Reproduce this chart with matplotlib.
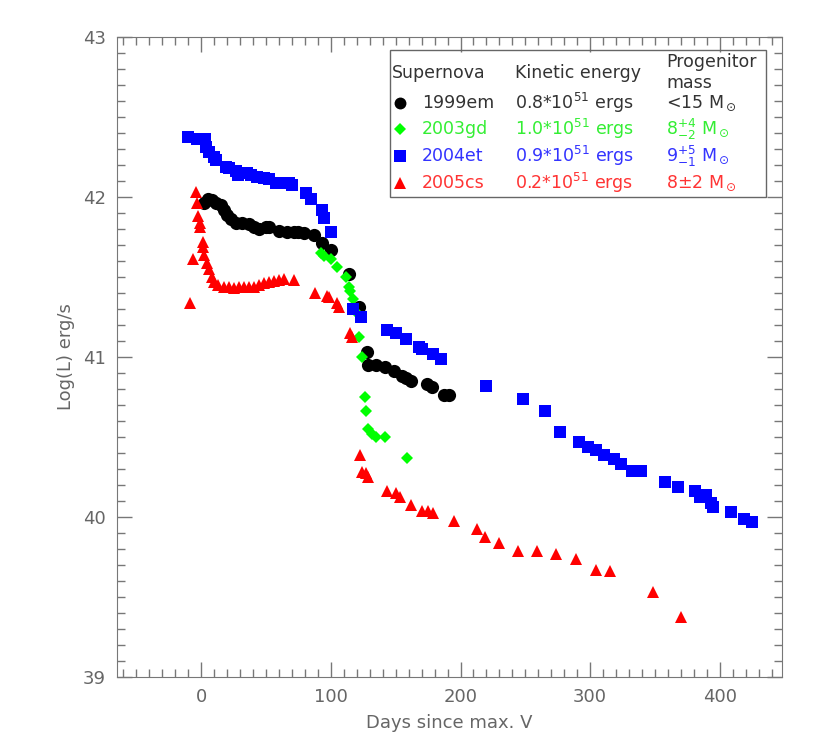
import matplotlib
matplotlib.use("Agg")
import matplotlib.pyplot as plt
from matplotlib.ticker import MultipleLocator
from matplotlib.patches import Rectangle

# SN 1999em
days_99em = [2.3, 5.4, 8.5, 11.5, 15, 17.7, 20, 23, 27, 31.5, 37, 41, 44.6, 50, 52,
             60, 66, 71.5, 75, 79, 87, 93, 100, 114, 121.5, 128, 129, 135, 142, 149,
             155, 158, 162, 174, 178, 187, 191]
logl_99em = [41.96, 41.99, 41.98, 41.96, 41.95, 41.92, 41.89, 41.86, 41.84, 41.84, 41.83,
             41.81, 41.80, 41.81, 41.81, 41.79, 41.78, 41.78, 41.78, 41.775, 41.76, 41.71,
             41.67, 41.52, 41.31, 41.03, 40.95, 40.95, 40.94, 40.91, 40.88, 40.87, 40.85,
             40.83, 40.81, 40.76, 40.76]

# SN 2003gd
days_03gd = [92, 94.6, 100, 105, 111.5, 114, 115, 117, 119, 122, 124, 126, 127, 129,
             131.5, 134.6, 142, 158.5]
logl_03gd = [41.65, 41.63, 41.61, 41.56, 41.50, 41.44, 41.41, 41.36, 41.28, 41.125, 41.0,
             40.75, 40.66, 40.55, 40.52, 40.50, 40.50, 40.37]

# SN 2004et
days_04et = [-10, -3, 3, 4, 6, 10, 11.5, 19, 21.5, 27, 28, 35, 38, 43, 48.5, 52, 58, 62,
             68, 70, 81, 85, 93, 95, 100, 117, 123, 143, 150, 158, 168, 170, 179, 185,
             220, 248, 265, 277, 291.5, 298.5, 304.6, 311, 318.5, 324, 332, 339, 358,
             368, 381, 385, 389, 393, 395, 408.5, 419, 425]
logl_04et = [42.375, 42.36, 42.36, 42.31, 42.28, 42.25, 42.23, 42.19, 42.18, 42.16, 42.14,
             42.15, 42.14, 42.125, 42.12, 42.11, 42.09, 42.09, 42.09, 42.075, 42.025, 41.99,
             41.92, 41.87, 41.78, 41.30, 41.25, 41.17, 41.15, 41.11, 41.06, 41.05, 41.02,
             40.99, 40.82, 40.74, 40.66, 40.53, 40.47, 40.44, 40.42, 40.39, 40.36, 40.33,
             40.29, 40.29, 40.22, 40.19, 40.16, 40.125, 40.14, 40.09, 40.06, 40.03, 39.99,
             39.97]

# SN 2005cs
days_05cs = [-9, -6, -4, -3, -2.3, -1, -0.8, 1, 1.5, 2.3, 4.6, 6, 8, 10, 13, 17.7, 21.5,
             25, 29, 33, 37, 41, 44.6, 48.5, 52, 56, 60, 64, 71.5, 88, 97, 98.5, 104.6,
             106, 115, 116, 122.3, 124, 127, 129, 143, 150, 153, 162, 170, 175, 179,
             194.6, 213, 218.5, 230, 244, 259, 274, 289, 304.6, 315, 348.5, 370]
logl_05cs = [41.34, 41.61, 42.03, 41.96, 41.88, 41.84, 41.81, 41.72, 41.69, 41.64, 41.59,
             41.55, 41.50, 41.47, 41.45, 41.44, 41.44, 41.43, 41.44, 41.44, 41.44, 41.44,
             41.45, 41.46, 41.47, 41.475, 41.48, 41.49, 41.48, 41.40, 41.38, 41.375, 41.34,
             41.31, 41.15, 41.125, 40.39, 40.28, 40.275, 40.25, 40.16, 40.15, 40.125,
             40.075, 40.04, 40.04, 40.025, 39.975, 39.925, 39.875, 39.84, 39.79, 39.79,
             39.77, 39.74, 39.67, 39.66, 39.53, 39.375]

names = ["1999em", "2003gd", "2004et", "2005cs"]
energies = ["0.8*10$^{51}$ ergs", "1.0*10$^{51}$ ergs", "0.9*10$^{51}$ ergs", "0.2*10$^{51}$ ergs"]
masses = ["<15 M$_\\odot$", "8$^{+4}_{-2}$ M$_\\odot$", "9$^{+5}_{-1}$ M$_\\odot$", "8$\\pm$2 M$_\\odot$"]
colors = ["black", "#00ff00", "#0000ff", "#ff0000"]
markers = ["o", "D", "s", "^"]
msizes = [9.5, 6.5, 9.3, 9]

txt = "#666666"
plt.rcParams['font.family'] = ['DejaVu Sans']
plt.rcParams['mathtext.fontset'] = 'dejavusans'

fig = plt.figure(figsize=(8.17, 7.55), dpi=100)
ax = fig.add_axes([117/817, 1-677/755, 665/817, 640/755])

series = [(days_99em, logl_99em), (days_03gd, logl_03gd), (days_04et, logl_04et), (days_05cs, logl_05cs)]
for (d, l), c, m, ms in zip(series, colors, markers, msizes):
    ax.plot(d, l, linestyle='none', marker=m, color=c, markersize=ms, markeredgewidth=0)

ax.set_xlim(-65, 448)
ax.set_ylim(39, 43)
ax.xaxis.set_major_locator(MultipleLocator(100))
ax.xaxis.set_minor_locator(MultipleLocator(10))
ax.yaxis.set_major_locator(MultipleLocator(1))
ax.yaxis.set_minor_locator(MultipleLocator(0.1))
ax.tick_params(which='both', direction='in', top=True, right=True, color='#777777', width=1,
               labelsize=13, labelcolor=txt)
ax.tick_params(which='major', length=11, pad=8)
ax.tick_params(which='minor', length=5.5)
for s in ax.spines.values():
    s.set_color('#777777')
ax.set_xlabel("Days since max. V", fontsize=13, color=txt, labelpad=6)
ax.set_ylabel("Log(L) erg/s", fontsize=13, color=txt, labelpad=6)

# legend box
ax.add_patch(Rectangle((0.41, 0.75), 0.566, 0.23, transform=ax.transAxes, fill=False,
                       edgecolor='#666666', linewidth=1, zorder=5))
hdr = "#333333"
ax.text(0.414, 0.944, "Supernova", transform=ax.transAxes, fontsize=12.5, color=hdr, va='center')
ax.text(0.598, 0.944, "Kinetic energy", transform=ax.transAxes, fontsize=12.5, color=hdr, va='center')
ax.text(0.826, 0.961, "Progenitor", transform=ax.transAxes, fontsize=12.5, color=hdr, va='center')
ax.text(0.826, 0.928, "mass", transform=ax.transAxes, fontsize=12.5, color=hdr, va='center')
rows_y = [0.897, 0.856, 0.814, 0.772]
text_colors = ["#333333", "#33ee33", "#3333ff", "#ff3333"]
for y, n, e, mm, c, tc, m, ms in zip(rows_y, names, energies, masses, colors, text_colors, markers, msizes):
    ax.plot([0.426], [y], transform=ax.transAxes, marker=m, color=c, markersize=ms * 0.9,
            markeredgewidth=0, linestyle='none', clip_on=False)
    ax.text(0.459, y, n, transform=ax.transAxes, fontsize=12.5, color=tc, va='center')
    ax.text(0.598, y, e, transform=ax.transAxes, fontsize=12.5, color=tc, va='center')
    ax.text(0.826, y, mm, transform=ax.transAxes, fontsize=12.5, color=tc, va='center')

fig.savefig("out.png", dpi=100)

◆ **What you have to do**
Repeat, with no pictures, each line from the beginning of the data through the line containing "40.75, 40.66, 40.55, 40.52, 40.50, 40.50, 40.37]", inclusive.

◆ **Solution**
Reproduce this chart with matplotlib.
import matplotlib
matplotlib.use("Agg")
import matplotlib.pyplot as plt
from matplotlib.ticker import MultipleLocator
from matplotlib.patches import Rectangle

# SN 1999em
days_99em = [2.3, 5.4, 8.5, 11.5, 15, 17.7, 20, 23, 27, 31.5, 37, 41, 44.6, 50, 52,
             60, 66, 71.5, 75, 79, 87, 93, 100, 114, 121.5, 128, 129, 135, 142, 149,
             155, 158, 162, 174, 178, 187, 191]
logl_99em = [41.96, 41.99, 41.98, 41.96, 41.95, 41.92, 41.89, 41.86, 41.84, 41.84, 41.83,
             41.81, 41.80, 41.81, 41.81, 41.79, 41.78, 41.78, 41.78, 41.775, 41.76, 41.71,
             41.67, 41.52, 41.31, 41.03, 40.95, 40.95, 40.94, 40.91, 40.88, 40.87, 40.85,
             40.83, 40.81, 40.76, 40.76]

# SN 2003gd
days_03gd = [92, 94.6, 100, 105, 111.5, 114, 115, 117, 119, 122, 124, 126, 127, 129,
             131.5, 134.6, 142, 158.5]
logl_03gd = [41.65, 41.63, 41.61, 41.56, 41.50, 41.44, 41.41, 41.36, 41.28, 41.125, 41.0,
             40.75, 40.66, 40.55, 40.52, 40.50, 40.50, 40.37]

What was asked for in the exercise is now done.